Московское купеческое собрание,
ныне театр Ленком.

Современное фото

Может, конечно, явиться мысль, что общие вопросы не ставились потому, что состав был «правый» и слишком «благомыслящий». Это не совсем так. Разумеется, Найденов левым не был, но никогда в нем не было и зачатка черносотенства. Он был лидером и на бирже, и в купеческом обществе, и в городском управлении. В городе известный элемент фронды появился еще со времен Б.И. Чичерина и его вынужденной отставки как городского головы, т.е. с самого начала царствования Александра III. На бирже и в Купеческой управе фронда начинается с выступления на общественную арену Саввы Тимофеевича Морозова, т.е. с начала девяностых годов. Все это имело место задолго до революции 1905 г. А Найденов досидел, во всяком случае, на бирже, до самого конца Русско-японской войны.
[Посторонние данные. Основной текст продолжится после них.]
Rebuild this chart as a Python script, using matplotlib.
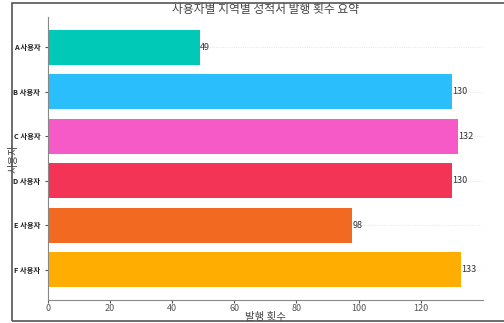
import matplotlib
matplotlib.use("Agg")
import matplotlib.pyplot as plt
from matplotlib.patches import Rectangle

plt.rcParams['font.family'] = ['Noto Sans CJK KR', 'DejaVu Sans']

users = ['A 사용자', 'B 사용자', 'C 사용자', 'D 사용자', 'E 사용자', 'F 사용자']
counts = [49, 130, 132, 130, 98, 133]
colors = ['#00C9B8', '#2BBEFD', '#F55AC6', '#F43457', '#F26A22', '#FFAD00']

px = 1 / 100
fig = plt.figure(figsize=(504 * px, 323 * px), dpi=100)
ax = fig.add_axes([0.095, 0.071, 0.863, 0.876])

bars = ax.barh(users, counts, color=colors, height=0.78, zorder=2)
ax.invert_yaxis()

for rect, v in zip(bars, counts):
    ax.text(rect.get_width(), rect.get_y() + rect.get_height() / 2, f'{v}',
            ha='left', va='center', fontsize=6.5, color='#333333')

ax.set_xlim(0, 140)
ax.set_xticks(range(0, 140, 20))
ax.tick_params(axis='x', labelsize=6.5, colors='#555555', length=2, pad=1)
ax.tick_params(axis='y', labelsize=5.3, length=2, colors='#555555')
for lbl in ax.get_yticklabels():
    lbl.set_fontweight('bold')
    lbl.set_color('#222222')
ax.grid(axis='y', color='#dddddd', linewidth=0.6, linestyle=':', zorder=0)
ax.spines['top'].set_visible(False)
ax.spines['right'].set_visible(False)
ax.spines['left'].set_color('#888888')
ax.spines['bottom'].set_color('#888888')

ax.set_title('사용자별 지역별 성적서 발행 횟수 요약', fontsize=8.5, color='#444444', pad=3)
ax.set_xlabel('발행 횟수', fontsize=7.5, color='#444444', labelpad=-1)
ax.set_ylabel('사용자', fontsize=7.5, color='#444444', labelpad=-4)

fig.patches.append(Rectangle((12 / 504, 2 / 323), 1.0, 1 - 5 / 323,
                             transform=fig.transFigure, fill=False,
                             edgecolor='#555555', linewidth=1.2))

fig.savefig('out.png', dpi=100)
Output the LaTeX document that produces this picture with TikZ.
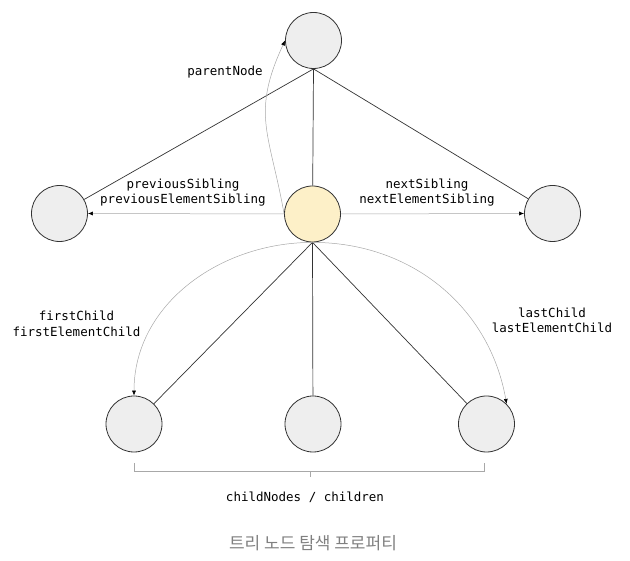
\documentclass[tikz,border=0pt]{standalone}
\usepackage{fontspec}
\setmonofont{DejaVu Sans Mono}
\newfontfamily\krfont{Noto Sans CJK KR}
\usetikzlibrary{arrows.meta}
\definecolor{nodefill}{HTML}{EEEEEE}
\definecolor{curfill}{HTML}{FDF0C8}
\definecolor{edgecol}{HTML}{333333}
\definecolor{navcol}{HTML}{A8A8A8}
\tikzset{
    treenode/.style={circle, draw=edgecol, fill=nodefill, line width=0.8pt, minimum size=56pt, inner sep=0pt},
    curnode/.style={treenode, fill=curfill},
    edge/.style={draw=edgecol, line width=0.7pt},
    nav/.style={draw=navcol, line width=0.5pt, -{Latex[length=5pt,width=4pt,color=black]}},
    proplabel/.style={font=\ttfamily\fontsize{12.5}{15.5}\selectfont, align=center, inner sep=0pt}
}
\begin{document}
\begin{tikzpicture}[x=1pt, y=1pt]
            \useasboundingbox (0,0) rectangle (630,561);

            \node[treenode] (parent) at (313.5,520.5) {};
            \node[curnode] (cur) at (312.5,347) {};
            \node[treenode] (prev) at (59.5,347.5) {};
            \node[treenode] (next) at (552.5,347.5) {};
            \node[treenode] (first) at (134,137) {};
            \node[treenode] (mid) at (313,137) {};
            \node[treenode] (last) at (486.5,137) {};

            \draw[edge] (parent.south) -- (prev);
            \draw[edge] (parent.south) -- (cur);
            \draw[edge] (parent.south) -- (next);
            \draw[edge] (cur.south) -- (first);
            \draw[edge] (cur.south) -- (mid);
            \draw[edge] (cur.south) -- (last);

            \draw[nav] (cur.west) to[out=100, in=245, looseness=1.2] (parent.west);
            \draw[nav] (cur.west) -- (prev.east);
            \draw[nav] (cur.east) -- (next.west);
            \draw[nav] (cur.south) to[out=180, in=90] (first.north);
            \draw[nav] (cur.south) to[out=0, in=100] (last.45);

            \node[proplabel] (lparent) at (225,489) {parentNode};
            \node[proplabel] (lprev) at (183,368.5) {previousSibling\\previousElementSibling};
            \node[proplabel] (lnext) at (427,368.5) {nextSibling\\nextElementSibling};
            \node[proplabel] (lfirst) at (76.5,237) {firstChild\\firstElementChild};
            \node[proplabel] (llast) at (552,240.5) {lastChild\\lastElementChild};

            \coordinate (bl) at (134,98);
            \coordinate (br) at (484,98);
            \draw[navcol, line width=0.6pt] (bl) -- ++(0,-8) -| (br);
            \draw[navcol, line width=0.6pt] (310,90) -- ++(0,-6);
            \node[proplabel] (lchildren) at (305,64) {childNodes / children};

            \node[font=\krfont\fontsize{17}{20}\selectfont, text=gray] (caption) at (313,18) {트리 노드 탐색 프로퍼티};
        \end{tikzpicture}
\end{document}
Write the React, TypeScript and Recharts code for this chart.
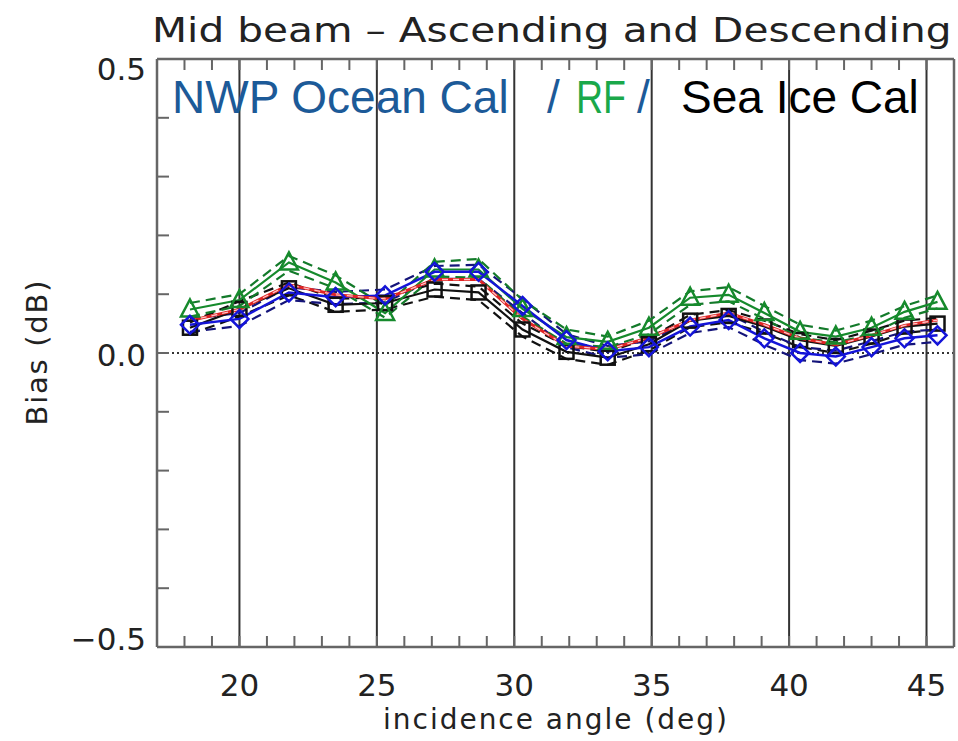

Условия жизни того времени создавали своего рода порочный круг: политическая обстановка не давала возможности ставить вопросы, обсуждение коих способствовало бы развитию группировок и классового сознания, а отсутствие такового позволяло мириться с условиями тогдашней жизни. Как бы то ни было, вся масса московского купечества не была ни классом с осознанной психологией, ни даже профессиональной группой, единомыслящей и сплоченной.